John Stittle, senior accountancy lecturer at Anglia University, claims the financial controls proposed by the regulator would increase Railtrack’s #2.5bn revenue stream by 35% next year, followed by further real increases of five per cent a year for the next four years.
Stittle says the changes are an attempt to remove some of the worst anomalies of the current funding regime, but warns that it is not certain the new framework will be a significant improvement.
He adds that most of the efficiency targets imposed by the new controls are ‘woefully lax.’ He writes: ‘The regime is hideously complex. But on virtually every issue the regulator has taken a lenient and generous approach toward Railtrack.’
Also, Stittle highlights that on a number of issues the company only has to achieve the same level of safety as those met by the former state-owned British Rail over five years ago.
Stittle’s arguments on the level of track charges are centred on the return on Railtrack’s capital employed and the company’s cost of capital.

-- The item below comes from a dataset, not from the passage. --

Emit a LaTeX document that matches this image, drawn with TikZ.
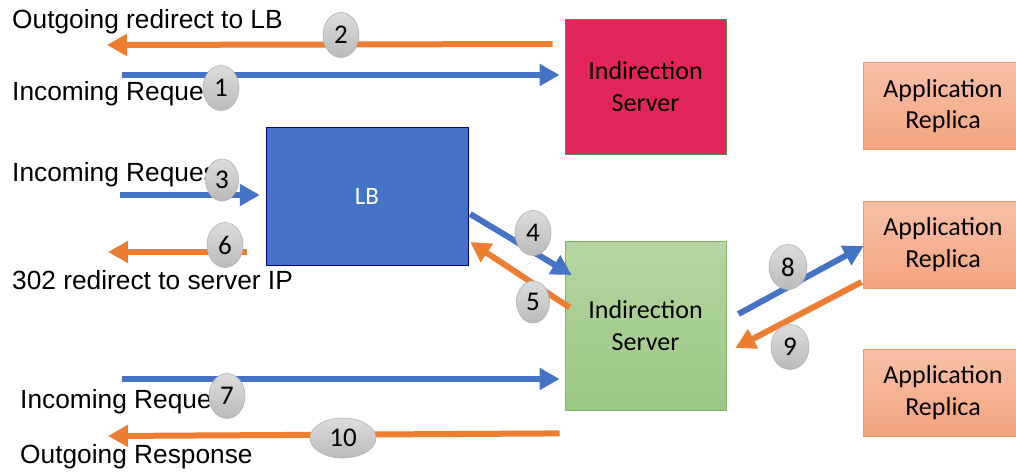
\documentclass[tikz,border=0pt]{standalone}
\usepackage{fontspec}
\setmainfont{Liberation Sans}
\newfontfamily\boxfont{Carlito}
\usetikzlibrary{arrows.meta,calc,positioning,shapes.geometric}

\definecolor{reqblue}{HTML}{4472C4}
\definecolor{resporange}{HTML}{ED7D31}
\definecolor{indred}{HTML}{E3265A}
\definecolor{lbblue}{HTML}{4472C4}
\definecolor{greentop}{HTML}{B5D6A3}
\definecolor{greenbot}{HTML}{9BC883}
\definecolor{greenline}{HTML}{82B466}
\definecolor{reptop}{HTML}{F7C0A8}
\definecolor{repbot}{HTML}{F4A47F}
\definecolor{repline}{HTML}{F09A6A}
\definecolor{numtop}{HTML}{DCDCDC}
\definecolor{numbot}{HTML}{BABABA}

\begin{document}
\begin{tikzpicture}[x=1pt,y=-1pt,>={Triangle[length=20pt,width=21pt]},
	server/.style={draw=black!35!green!40!gray,line width=0.8pt,minimum width=161pt,align=center,inner sep=0pt,font=\boxfont\fontsize{26}{31.5}\selectfont},
	replica/.style={draw=repline,line width=0.8pt,top color=reptop,bottom color=repbot,minimum width=160pt,minimum height=87pt,align=center,inner sep=0pt,font=\boxfont\fontsize{26}{31.5}\selectfont},
	step num/.style={ellipse,draw=gray!60,line width=0.6pt,top color=numtop,bottom color=numbot,minimum width=36pt,minimum height=45pt,inner sep=0pt,font=\boxfont\fontsize{27}{27}\selectfont},
	req/.style={->,draw=reqblue,line width=6pt},
	resp/.style={->,draw=resporange,line width=6pt},
	lbl/.style={anchor=base west,inner sep=0pt,font=\fontsize{26.3}{30}\selectfont}]
	\useasboundingbox (0,0) rectangle (1016,472);

	% boxes
	\node[server,fill=indred,minimum height=135pt] (ind1) at (645.5,86.5) {Indirection\\Server};
	\node[server,draw=greenline,top color=greentop,bottom color=greenbot,minimum height=169pt] (ind2) at (645.5,325.5) {Indirection\\Server};
	\node[draw=blue!50!black,fill=lbblue,minimum width=202pt,minimum height=138pt,text=white,font=\boxfont\fontsize{25}{25}\selectfont] (lb) at (367,196) {LB};
	\node[replica] (rep1) at (943,106) {Application\\Replica};
	\node[replica] (rep2) at (943,244.5) {Application\\Replica};
	\node[replica] (rep3) at (943,392.5) {Application\\Replica};

	% texts on the left
	\node[lbl] (t2) at (12,28) {Outgoing redirect to LB};
	\node[lbl] (t1) at (12,100) {Incoming Reque};
	\node[lbl] (t3) at (12,181) {Incoming Reques};
	\node[lbl] (t6) at (12,289) {302 redirect to server IP};
	\node[lbl] (t7) at (20,408) {Incoming Reque};
	\node[lbl] (t10) at (20,463) {Outgoing Response};

	% free ends
	\coordinate (in1) at (122,75);
	\coordinate (out2) at (107,45);
	\coordinate (in3) at (120,195);
	\coordinate (out6) at (108,252);
	\coordinate (in7) at (122,379);
	\coordinate (out10) at (108,436);

	% arrows
	\draw[req] (in1) -- ($(in1 -| ind1.west)+(-5,0)$);
	\draw[resp] ($(out2 -| ind1.west)+(-12,-1)$) -- (out2);
	\draw[req] (in3) -- ($(in3 -| lb.west)+(-6,0)$);
	\draw[resp] ($(out6 -| lb.west)+(-19,0)$) -- (out6);
	\draw[req] ($(lb.east)+(2,18)$) -- ($(ind2.west)+(7,-50.5)$);
	\draw[resp] ($(ind2.west)+(5,-18)$) -- ($(lb.east)+(2,46)$);
	\draw[req] (in7) -- ($(in7 -| ind2.west)+(-5,0)$);
	\draw[resp] ($(ind2.south west)+(-5,23)$) -- (out10);
	\draw[req] ($(ind2.east)+(12,-11.5)$) -- ($(rep2.west)+(1,1.5)$);
	\draw[resp] ($(rep2.west)+(-1,37.5)$) -- ($(ind2.east)+(9,22.5)$);

	% step numbers
	\node[step num] (n1) at (221,88) {1};
	\node[step num] (n2) at (341,35) {2};
	\node[step num,minimum width=33pt,minimum height=42pt] (n3) at (222,180) {3};
	\node[step num] (n4) at (533,233) {4};
	\node[step num,minimum width=33pt,minimum height=42pt] (n5) at (533,302) {5};
	\node[step num] (n6) at (225,245) {6};
	\node[step num] (n7) at (227,396) {7};
	\node[step num,minimum width=38pt] (n8) at (788,267) {8};
	\node[step num,minimum width=38pt] (n9) at (790,347) {9};
	\node[step num,minimum width=66pt,minimum height=40pt] (n10) at (343,438) {10};
\end{tikzpicture}
\end{document}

He says the return on capital is based on the regulatory asset base and not on the conventional definition of a company’s net assets as the practical difficulties in identifying and valuing Railtrack’s assets have proved insurmountable.
However, a Railtrack spokesman told Accountancy Age: ‘The efficiency targets are very tough and we will work hard to meet them.
‘The company will be required to find 17% cost reductions over the next five years.’
But Spittle argues that the targetes are undemanding. He says: ‘There is no reason why Railtrack cannot be set a more ambitious target – even up to five per cent per year for the next five years.’